There is a degree of compulsion to behave and perform well in class to ensure they keep the privileges they do have, like sleeping in their own beds.

Fifteen-year-old Brian, another minor serving at the ACP facility with Chris, is similarly grateful for the chance to stay out of Juvenile Hall. Brian is serving for burglary and vandalism and in his second year of probation. Busy with his homework, Brian reflects on things as simple as using the restroom alone, and how he doesn’t take that for granted anymore.

“Compared to Juvi, you have total freedom here,” he said. “If you fail, then you know you came here for no reason.”
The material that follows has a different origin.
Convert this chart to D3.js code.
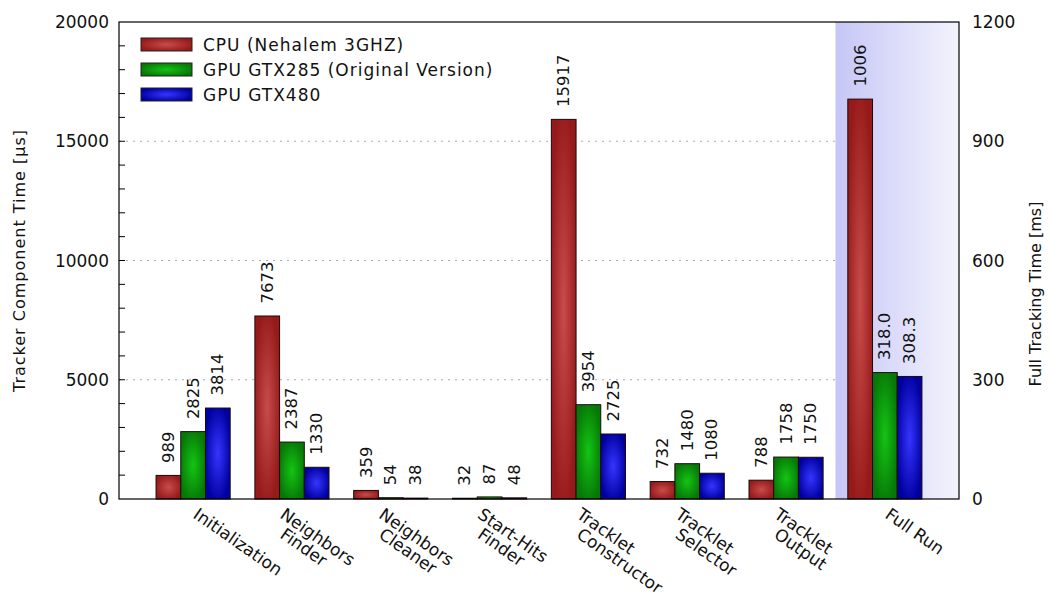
<!DOCTYPE html>
<html>
<head>
<meta charset="utf-8">
<script src="https://cdn.jsdelivr.net/npm/d3@7"></script>
<style>
  body { margin: 0; background: #fff; }
  svg { display: block; font-family: "DejaVu Sans", sans-serif; }
</style>
</head>
<body>
<svg id="chart" width="1050" height="600"></svg>
<script>
// Tracker components (the last group, "Full Run", is read against the right axis in ms)
const categories = [
  "Initialization",
  "Neighbors\nFinder",
  "Neighbors\nCleaner",
  "Start-Hits\nFinder",
  "Tracklet\nConstructor",
  "Tracklet\nSelector",
  "Tracklet\nOutput",
  "Full Run"
];
const seriesNames = ["CPU (Nehalem 3GHZ)", "GPU GTX285 (Original Version)", "GPU GTX480"];
const cpuTimes    = [989, 7673, 359, 32, 15917, 732, 788, 1006];
const gtx285Times = [2825, 2387, 54, 87, 3954, 1480, 1758, 318.0];
const gtx480Times = [3814, 1330, 38, 48, 2725, 1080, 1750, 308.3];
const leftTicks  = [0, 5000, 10000, 15000, 20000];
const rightTicks = [0, 300, 600, 900, 1200];
const leftTitle  = "Tracker Component Time [µs]";
const rightTitle = "Full Tracking Time [ms]";

const series = [cpuTimes, gtx285Times, gtx480Times];
const fullRunIndex = categories.length - 1;

const svg = d3.select("#chart");
const plot = { left: 119, right: 959, top: 22, bottom: 499 };

const x = d3.scaleLinear().domain([-0.75, categories.length - 0.25]).range([plot.left, plot.right]);
const yL = d3.scaleLinear().domain([0, 20000]).range([plot.bottom, plot.top]);
const yR = d3.scaleLinear().domain([0, 1200]).range([plot.bottom, plot.top]);
const barW = 0.25;

// gradients: radial shading on bars, horizontal fade on the full-run panel
const defs = svg.append("defs");
const palette = [
  { id: "g-cpu", edge: "#961a1a", mid: "#c94c4c" },
  { id: "g-285", edge: "#077807", mid: "#14c414" },
  { id: "g-480", edge: "#0000a0", mid: "#3535ff" }
];
palette.forEach(p => {
  const g = defs.append("radialGradient").attr("id", p.id)
    .attr("cx", "50%").attr("cy", "50%").attr("r", "55%");
  g.append("stop").attr("offset", "0%").attr("stop-color", p.mid);
  g.append("stop").attr("offset", "100%").attr("stop-color", p.edge);
});
const shade = defs.append("linearGradient").attr("id", "g-shade")
  .attr("x1", "0%").attr("x2", "100%").attr("y1", "0%").attr("y2", "0%");
shade.append("stop").attr("offset", "0%").attr("stop-color", "#c6c6f7");
shade.append("stop").attr("offset", "100%").attr("stop-color", "#f3f3fd");

// dotted grid at the major ticks
svg.append("g").selectAll("line")
  .data(leftTicks.filter(t => t > 0 && t < 20000))
  .join("line")
  .attr("x1", plot.left).attr("x2", plot.right)
  .attr("y1", d => yL(d)).attr("y2", d => yL(d))
  .attr("stroke", "#a8a8a8").attr("stroke-width", 1)
  .attr("stroke-dasharray", "2,5");

// shaded panel behind the full-run group
svg.append("rect")
  .attr("x", x(fullRunIndex - 0.5)).attr("y", plot.top)
  .attr("width", x(categories.length - 0.25) - x(fullRunIndex - 0.5))
  .attr("height", plot.bottom - plot.top)
  .attr("fill", "url(#g-shade)");

// bars
const barData = [];
categories.forEach((c, gi) => {
  series.forEach((s, si) => {
    barData.push({ gi, si, v: s[gi], y: gi === fullRunIndex ? yR : yL });
  });
});
const fmtInt = d3.format("d");
const fmtRun = d3.format(".4r");

svg.append("g").selectAll("rect")
  .data(barData)
  .join("rect")
  .attr("x", d => x(d.gi + (d.si - 1.5) * barW))
  .attr("width", x(barW) - x(0))
  .attr("y", d => d.y(d.v))
  .attr("height", d => Math.max(0.5, plot.bottom - d.y(d.v)))
  .attr("fill", d => `url(#${palette[d.si].id})`)
  .attr("stroke", "#1a0a0a").attr("stroke-width", 1);

// value labels, written vertically above each bar
svg.append("g").selectAll("text")
  .data(barData)
  .join("text")
  .attr("transform", d => `translate(${x(d.gi + (d.si - 1) * barW)},${d.y(d.v) - 12.5}) rotate(-90)`)
  .attr("dominant-baseline", "central")
  .attr("font-size", 16.5)
  .attr("fill", "#111")
  .text(d => d.gi === fullRunIndex ? fmtRun(d.v) : fmtInt(d.v));

// plot frame
svg.append("rect")
  .attr("x", plot.left).attr("y", plot.top)
  .attr("width", plot.right - plot.left).attr("height", plot.bottom - plot.top)
  .attr("fill", "none").attr("stroke", "#000").attr("stroke-width", 1.2);

// left axis: ticks every 1000 pointing inward, labels every 5000
svg.append("g").selectAll("line")
  .data(d3.range(1000, 20000, 1000))
  .join("line")
  .attr("x1", plot.left).attr("x2", plot.left + 6)
  .attr("y1", d => yL(d)).attr("y2", d => yL(d))
  .attr("stroke", "#000").attr("stroke-width", 1);

svg.append("g").selectAll("text")
  .data(leftTicks)
  .join("text")
  .attr("x", plot.left - 10).attr("y", d => yL(d))
  .attr("text-anchor", "end").attr("dominant-baseline", "central")
  .attr("font-size", 17).attr("fill", "#111")
  .text(d => d);

// right axis labels
svg.append("g").selectAll("text")
  .data(rightTicks)
  .join("text")
  .attr("x", plot.right + 13).attr("y", d => yR(d))
  .attr("dominant-baseline", "central")
  .attr("font-size", 17).attr("fill", "#111")
  .text(d => d);

// axis titles
svg.append("text")
  .attr("transform", `translate(25,${(plot.top + plot.bottom) / 2}) rotate(-90)`)
  .attr("text-anchor", "middle")
  .attr("font-size", 16).attr("letter-spacing", 1).attr("fill", "#111")
  .text(leftTitle);
svg.append("text")
  .attr("transform", `translate(1041,294) rotate(-90)`)
  .attr("text-anchor", "middle")
  .attr("font-size", 16).attr("fill", "#111")
  .text(rightTitle);

// slanted category labels
const xl = svg.append("g");
categories.forEach((c, gi) => {
  const lines = c.split("\n");
  const x0 = x(gi) + (lines.length === 1 ? -1 : -13);
  lines.forEach((ln, li) => {
    xl.append("text")
      .attr("transform", `translate(${x0},${517 + li * 20}) rotate(35)`)
      .attr("font-size", 17).attr("fill", "#111")
      .text(ln);
  });
});

// legend
const lg = svg.append("g").attr("transform", "translate(141,38)");
seriesNames.forEach((name, i) => {
  const row = lg.append("g").attr("transform", `translate(0,${i * 25})`);
  row.append("rect")
    .attr("width", 51).attr("height", 13)
    .attr("fill", `url(#${palette[i].id})`)
    .attr("stroke", "#222").attr("stroke-width", 1);
  row.append("text")
    .attr("x", 62).attr("y", 6.5)
    .attr("dominant-baseline", "central")
    .attr("font-size", 17).attr("letter-spacing", 1).attr("fill", "#111")
    .text(name);
});
</script>
</body>
</html>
Although the lower overhead makes it cheaper to have kids in ACP compared to Juvenile Hall – at about $50,000 less per child per year – it isn’t an option courts exercise indiscriminately. Rather, judges look at cases on an individual basis. Kids facing homicide charges, serious drug cases and sex offenders aren’t eligible for the program.

According to Carlos Pena, Supervisor at the ACP Center in Anaheim, and Deputy Juvenile Corrections Officer Patty MacIntosh, kids that end up in ACP aren’t concentrated in one particular geographic location.

“The images about these kids having financial problems and being from the other side of the tracks doesn’t hold true anymore,” MacIntosh said. “They come from all over.”

Many of the minors share common thread of family disruption, including coming from blended families, single-parent homes, and bad relationships with step-parents.

A degree of absentee parenting happening in all cases, Rangel says.

“Many of these kids are children of doctors, attorneys and other highly successful people, but the degree of parental disengagement is unbelievable sometimes.”